I spent seven years of my life in Hong Kong, equally a city-state that for its very survival as a separate entity had to rely on unfettered trade and thus a free flow of information. The British successfully implemented this and to date the Chinese, with a few aberrations, have managed to keep the fragrant harbour a free market. The Chinese who make up about 95% of Hong Kong’s population are by nature not very open or tolerant but out of sheer pragmatism they have put up with a lot of stuff that under different circumstances they would happily banish from their streets. The same is true for the Dutch, who at the root have a very peculiar culture that frowns upon achievement and non-conformity. A nation that coined the phrase “act normal, that’s strange enough” to me is not a hotbed of uniqueness and innovation. Conformity is both prevalent and expected. So underneath the reality-based approach to make things work (for more reading check my discussion of pillarization) is a very bourgeois culture that despite its adherence to freedom is not all that tolerant.
Demographic realities and the quest for economic growth after the Second World War led to a huge influx of immigrants from Southern Europe and North Africa. Economic growth was nothing short of phenomenal and in the late 1960s this coincided with the soft revolution that started at universities but pretty soon took over much of the country: women’s emancipation, gay rights, affirmative action, decriminalization of soft drugs and the right the participate at every level with a form of democratic participation swept the country. Again the Dutch sense of pragmatism enabled a quick adoption and institutionalization of the various demands, but we should not forget that the Dutch well had been poisoned by a devastating occupation by Nazi Germany from 1940 to 1945. Events of those years gave an enormous boost to minority rights and to a culture that would transform itself into a benchmark of political correctness. A nation that stood by idly when 100,000 of it fellow Jewish citizens were butchered was ridden with a sense of guilt for generations to come. As a result Muslim immigrants to date have been put on a pedestal and have been treated with a soft glove not so much because of Dutch tolerance but as a result of simple economic realities combined with a deep sense of guilt.
From that perspective we can try and figure out where the Dutch should go in the near future. No, populists like Wilders may enjoy stellar poll ratings now but his solutions are neither economically pragmatic, nor very creative. If there’s a struggle with Islam then passing on the opportunity to embrace a secular entity like Turkey, which Wilders advocates, is not exactly a hallmark of outside the box thinking. A better option would be for the established parties would be to look at the legacy of the incredibly gifted Fortuyn who combined a tough approach to immigration with a clear sense of economic needs. Not only was he as a PhD in sociology well aware of the dramatic impact of social change, as a student of economic history he knew where the solution to the Dutch conundrum ultimately was. He was called a racist when he argued that Dutch cities deteriorated when city centers were taken over by impoverished immigrants while the Dutch middle class disappeared to the suburbs. But he was right, the cradle of Dutch wealth has always been formed by the vibrant cities and they stand to gain most not from tolerance, but from simple goal oriented pragmatism. The comparison with America is interesting as the “blue state – red state” analogy points to something similar. Coastal urban communities require openness, social change and economic freedom as the key ingredients for economic success, competitive strength and continued renewal. As such they tend to be more open to certain liberal attitudes but that doesn’t mean they are tolerant.

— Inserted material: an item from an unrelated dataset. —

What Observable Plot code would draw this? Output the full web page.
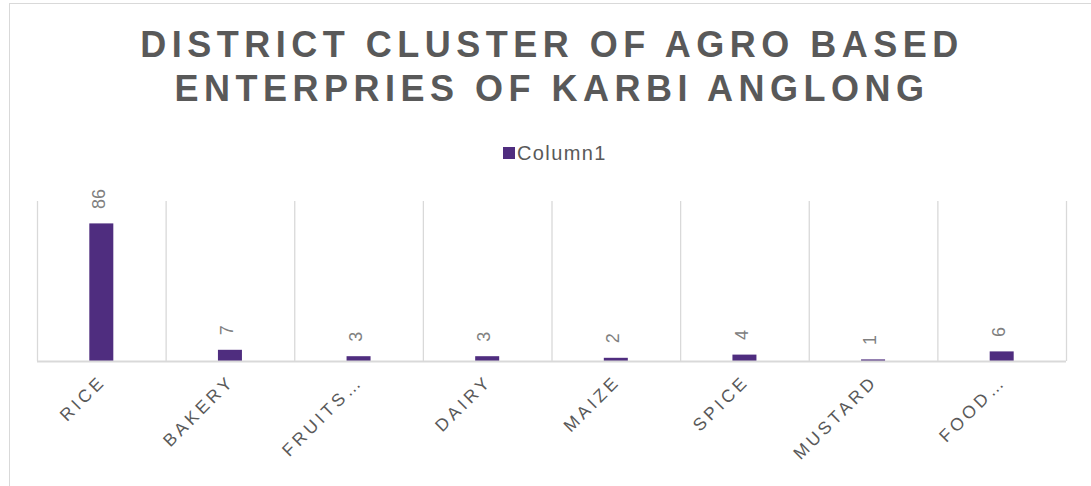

The same holds true for the Dutch. Their approach to the world changed by the trauma inflicted by the German occupation, the economic abundance of the post-war years and the transformation of a liberal revolution into a stifling politically correct straightjacket. Everyone argued: “the Dutch are so tolerant” and the Dutch proudly stated “we are so tolerant” but in reality their pragmatism had gone haywire. Fortuyn drew ridicule when he argued to resurrect the Golden Age, but his critics not only missed the point that he was able to cast this call in today’s economic terms and realities, they equally missed the argument that it could unleash a dynamic that would help quell the social ills that are now plaguing Dutch life.
At the moment, there are no Dutch renewers or reformers to be found. But a second Dutch revolution is still possible by returning to the core values that helped build a prosperous Dutch city state in the past while at the same time taking on radical Islam. It would require a reformer, someone to break with the statist economic models and leftist inflexibility that have dominated Dutch society in the post-war years. If that sense of pragmatism results in tolerance, great, but tolerance should never dictate pragmatism.